Ainsi, de toutes les personnes qui s’étaient trouvées au Temple dans les journées du 8 au 10 juin 1795, deux seulement, Pellelan et Damont, avaient manifesté de façon tangible leur croyance à la personnalité royale du décédé : la famille des Bourbons s’appliquait à leur ôter leurs illusions, et le gouvernement évinçait de même sorte les zélés qui se flattaient d’élucider l’énigme du Temple : après avoir fait officiellement appel, non seulement aux individus dont on lui avait signalé les noms, mais encore à « tous ceux qu’on pourrait découvrir, » il imposait silence aux témoins qui se présentaient : deux exemples suffiront à montrer la manière.
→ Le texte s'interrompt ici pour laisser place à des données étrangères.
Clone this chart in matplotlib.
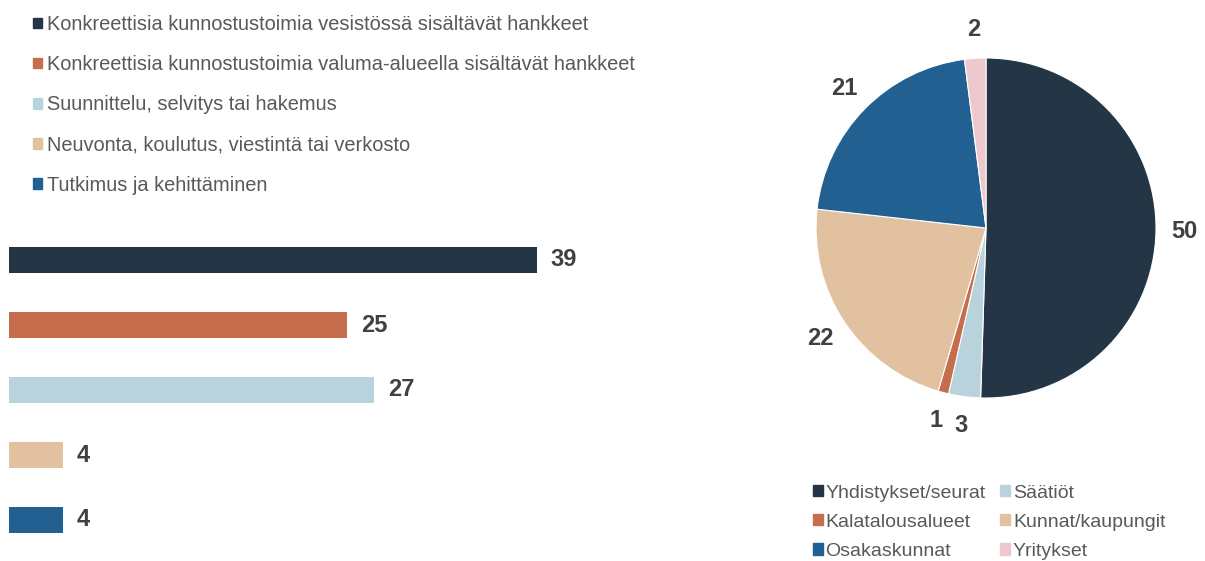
import numpy as np
import matplotlib
matplotlib.use("Agg")
import matplotlib.pyplot as plt
from matplotlib.patches import Patch

plt.rcParams["font.family"] = ["Liberation Sans", "DejaVu Sans"]

# --- data ---
bar_labels = [
    "Konkreettisia kunnostustoimia vesistössä sisältävät hankkeet",
    "Konkreettisia kunnostustoimia valuma-alueella sisältävät hankkeet",
    "Suunnittelu, selvitys tai hakemus",
    "Neuvonta, koulutus, viestintä tai verkosto",
    "Tutkimus ja kehittäminen",
]
bar_values = [39, 25, 27, 4, 4]
bar_colors = ["#243546", "#C66D4D", "#B9D3DC", "#E1C19F", "#226091"]

pie_labels = ["Yhdistykset/seurat", "Säätiöt", "Kalatalousalueet",
              "Kunnat/kaupungit", "Osakaskunnat", "Yritykset"]
pie_values = [50, 3, 1, 22, 21, 2]
pie_colors = ["#243546", "#B9D3DC", "#C66D4D", "#E1C19F", "#226091", "#EDC8CF"]

TXT = "#595959"
NUM = "#404040"
W, H = 1205, 561

fig = plt.figure(figsize=(W / 100, H / 100), dpi=100)

# --- bars ---
ax = fig.add_axes([9 / W, (H - 552.5) / H, 609 / W, 325 / H])
y = np.arange(len(bar_values))
ax.barh(y, bar_values, height=0.4, color=bar_colors)
ax.set_xlim(0, 45)
ax.set_ylim(len(bar_values) - 0.5, -0.5)
for yi, v in zip(y, bar_values):
    ax.text(v + 1.0, yi, str(v), va="center", ha="left", fontsize=17,
            fontweight="bold", color=NUM)
ax.axis("off")

handles = [Patch(color=c) for c in bar_colors]
fig.legend(handles, bar_labels, loc="upper left", bbox_to_anchor=(25 / W, 1 - 7 / H),
           frameon=False, fontsize=14.4, labelcolor=TXT, handlelength=0.45,
           handleheight=0.45, handletextpad=0.25, labelspacing=1.06, borderaxespad=0)

# --- pie ---
pax = fig.add_axes([816 / W, (H - 398) / H, 340 / W, 340 / H])
wedges, _ = pax.pie(pie_values, colors=pie_colors, startangle=90, counterclock=False,
                    radius=1, wedgeprops=dict(linewidth=0.8, edgecolor="white"))
pax.set_xlim(-1, 1)
pax.set_ylim(-1, 1)
pax.set_aspect("equal")
for w, v in zip(wedges, pie_values):
    ang = np.deg2rad((w.theta1 + w.theta2) / 2)
    r = 1.17
    pax.text(r * np.cos(ang), r * np.sin(ang), str(v), ha="center", va="center",
             fontsize=17, fontweight="bold", color=NUM, clip_on=False)

# legend is row-major in the reference; matplotlib fills column-major
order = [0, 2, 4, 1, 3, 5]
ph = [Patch(color=pie_colors[i]) for i in order]
pl = [pie_labels[i] for i in order]
fig.legend(ph, pl, loc="upper left", bbox_to_anchor=(805 / W, 1 - 477 / H), ncol=2,
           frameon=False, fontsize=14, labelcolor=TXT, handlelength=0.5,
           handleheight=0.5, handletextpad=0.15, labelspacing=0.62,
           columnspacing=0.75, borderaxespad=0)

fig.savefig("out.png", dpi=100)
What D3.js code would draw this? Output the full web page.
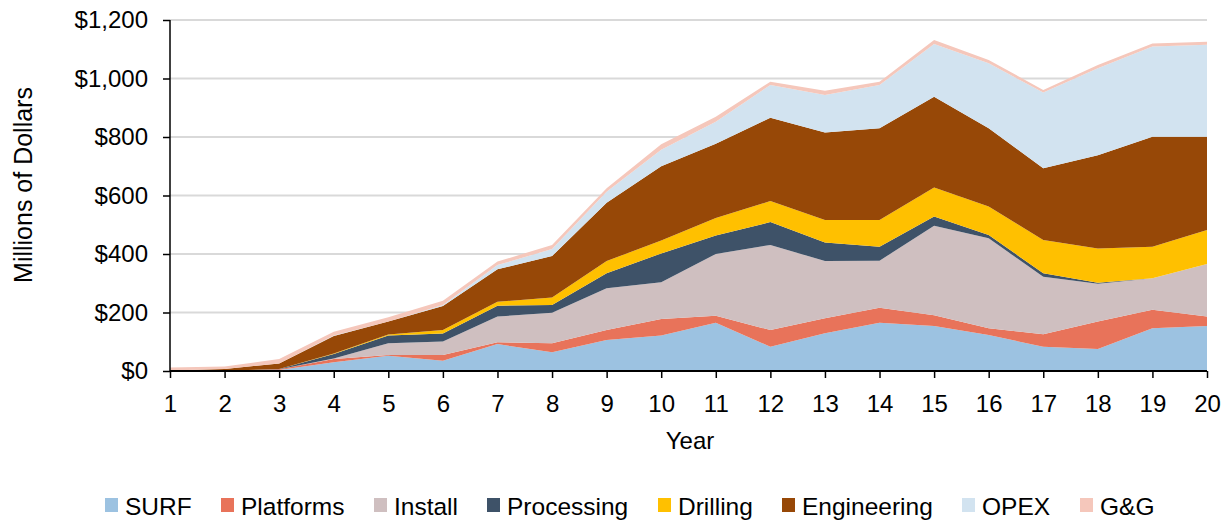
<!DOCTYPE html>
<html>
<head>
<meta charset="utf-8">
<script src="https://cdn.jsdelivr.net/npm/d3@7"></script>
<style>
  html, body { margin: 0; padding: 0; background: #fff; }
  svg { display: block; font-family: "Liberation Sans", Arial, sans-serif; }
</style>
</head>
<body>
<svg id="chart" width="1229" height="523"></svg>
<script>
// ---- data ----
const years = [1,2,3,4,5,6,7,8,9,10,11,12,13,14,15,16,17,18,19,20];
const seriesNames = ["SURF","Platforms","Install","Processing","Drilling","Engineering","OPEX","G&G"];
const surf        = [0, 1, 3, 30, 52, 35, 92, 64, 106, 121, 165, 83, 129, 165, 154, 123, 83, 75, 146, 154];
const platforms   = [0, 0, 3, 11, 3, 20, 6, 31, 34, 57, 24, 57, 51, 51, 37, 23, 43, 94, 63, 32];
const install     = [0, 0, 0, 2, 40, 46, 88, 104, 143, 125, 211, 291, 196, 161, 306, 308, 196, 129, 108, 180];
const processing  = [0, 0, 1, 15, 26, 27, 37, 27, 51, 99, 63, 78, 63, 48, 31, 11, 12, 4, 0, 0];
const drilling    = [0, 0, 0, 2, 4, 12, 14, 25, 42, 44, 60, 72, 77, 91, 99, 97, 114, 117, 108, 116];
const engineering = [2, 6, 19, 60, 44, 82, 111, 142, 199, 254, 254, 285, 299, 314, 311, 268, 245, 319, 376, 319];
const opex        = [0, 0, 0, 1, 0, 4, 14, 24, 38, 56, 75, 112, 129, 148, 180, 222, 259, 297, 308, 314];
const gg          = [10, 8, 15, 13, 15, 14, 12, 14, 12, 19, 17, 11, 14, 11, 14, 11, 9, 11, 11, 11];
const yTicks = [0, 200, 400, 600, 800, 1000, 1200];
const colors = ["#9cc2e1", "#e8735a", "#cfbfc0", "#3e5268", "#ffc000", "#974807", "#d2e3f0", "#f5c7bb"];

// ---- layout ----
const svg = d3.select("#chart");
const mLeft = 170, mRight = 1207, mTop = 20, mBottom = 371;
const fontSize = 24;
const legendFont = 24.5;

const x = d3.scaleLinear().domain([1, 20]).range([mLeft, mRight]);
const y = d3.scaleLinear().domain([0, 1200]).range([mBottom, mTop]);

const valuesBySeries = [surf, platforms, install, processing, drilling, engineering, opex, gg];
const table = years.map((yr, i) => {
  const row = { year: yr };
  seriesNames.forEach((k, j) => row[k] = valuesBySeries[j][i]);
  return row;
});

// gridlines
svg.append("g")
  .selectAll("line")
  .data(yTicks.filter(d => d > 0))
  .join("line")
  .attr("x1", mLeft).attr("x2", mRight)
  .attr("y1", d => y(d)).attr("y2", d => y(d))
  .attr("stroke", "#d9d9d9").attr("stroke-width", 2);

// stacked areas
const stack = d3.stack().keys(seriesNames);
const layers = stack(table);
const area = d3.area()
  .x(d => x(d.data.year))
  .y0(d => y(d[0]))
  .y1(d => y(d[1]));

svg.append("g")
  .selectAll("path")
  .data(layers)
  .join("path")
  .attr("d", area)
  .attr("fill", (d, i) => colors[i]);

// y axis
const yAxis = d3.axisLeft(y)
  .tickValues(yTicks)
  .tickSize(7)
  .tickPadding(15)
  .tickFormat(d => "$" + d3.format(",")(d));
const gy = svg.append("g").attr("transform", `translate(${mLeft},0)`).call(yAxis);
gy.select(".domain").attr("stroke", "#000").attr("stroke-width", 1.5).attr("d", `M0,${mTop}V${mBottom}`);
gy.selectAll(".tick line").attr("stroke", "#000").attr("stroke-width", 1.5);
gy.selectAll("text").attr("font-size", fontSize).attr("fill", "#000")
  .attr("font-family", "Liberation Sans, Arial, sans-serif");

// x axis
const xAxis = d3.axisBottom(x)
  .tickValues(years)
  .tickSize(7)
  .tickPadding(17)
  .tickFormat(d3.format("d"));
const gx = svg.append("g").attr("transform", `translate(0,${mBottom})`).call(xAxis);
gx.select(".domain").attr("stroke", "#000").attr("stroke-width", 2).attr("d", `M${mLeft},0H${mRight}`);
gx.selectAll(".tick line").attr("stroke", "#000").attr("stroke-width", 1.5);
gx.selectAll("text").attr("font-size", fontSize).attr("fill", "#000")
  .attr("font-family", "Liberation Sans, Arial, sans-serif");

// axis titles
svg.append("text")
  .attr("x", 690).attr("y", 449)
  .attr("text-anchor", "middle")
  .attr("font-size", fontSize).attr("fill", "#000")
  .text("Year");

svg.append("text")
  .attr("transform", `translate(32,185) rotate(-90)`)
  .attr("text-anchor", "middle")
  .attr("font-size", 25).attr("fill", "#000")
  .text("Millions of Dollars");

// legend
const legendX = [105, 221, 374, 487, 658, 782, 962, 1080];
const legendY = 498;
const lg = svg.append("g");
seriesNames.forEach((name, i) => {
  lg.append("rect")
    .attr("x", legendX[i]).attr("y", legendY)
    .attr("width", 13).attr("height", 14)
    .attr("fill", colors[i]);
  lg.append("text")
    .attr("x", legendX[i] + 20).attr("y", 515)
    .attr("font-size", legendFont).attr("fill", "#000")
    .text(name);
});
</script>
</body>
</html>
Le maçon Barelle, — ce membre de la Commune qui avait pris le Dauphin en affection et que celui-ci appelait « son bon ami, » — vivait encore en 1817 : apprenant qu’on s’apprêtait à juger un prétendu fils de Louis XVI, il s’adressa aux magistrats de Rouen, se permettant de leur observer « qu’ils n’avaient pas puisé à la source pour éclairer leur religion en une procédure qui occupe tous les esprits. » — « Il existe, écrivait-il, des témoins oculaires, des municipaux qui ont accompagné le Dauphin jusqu’au 11 thermidor… leur confrontation pourrait jeter quelque lumière sur un sujet si délicat… » et leur déposition serait « plus sûre et plus véridique que les différentes relations que chacun écrit à sa manière… » L’avis était judicieux ; Barelle avait certainement quelque chose à raconter : Decazes repoussa la proposition sous le prétexte qu’une telle lettre « ressemblait davantage à une demande de secours qu’à une offre sincère de témoignage. »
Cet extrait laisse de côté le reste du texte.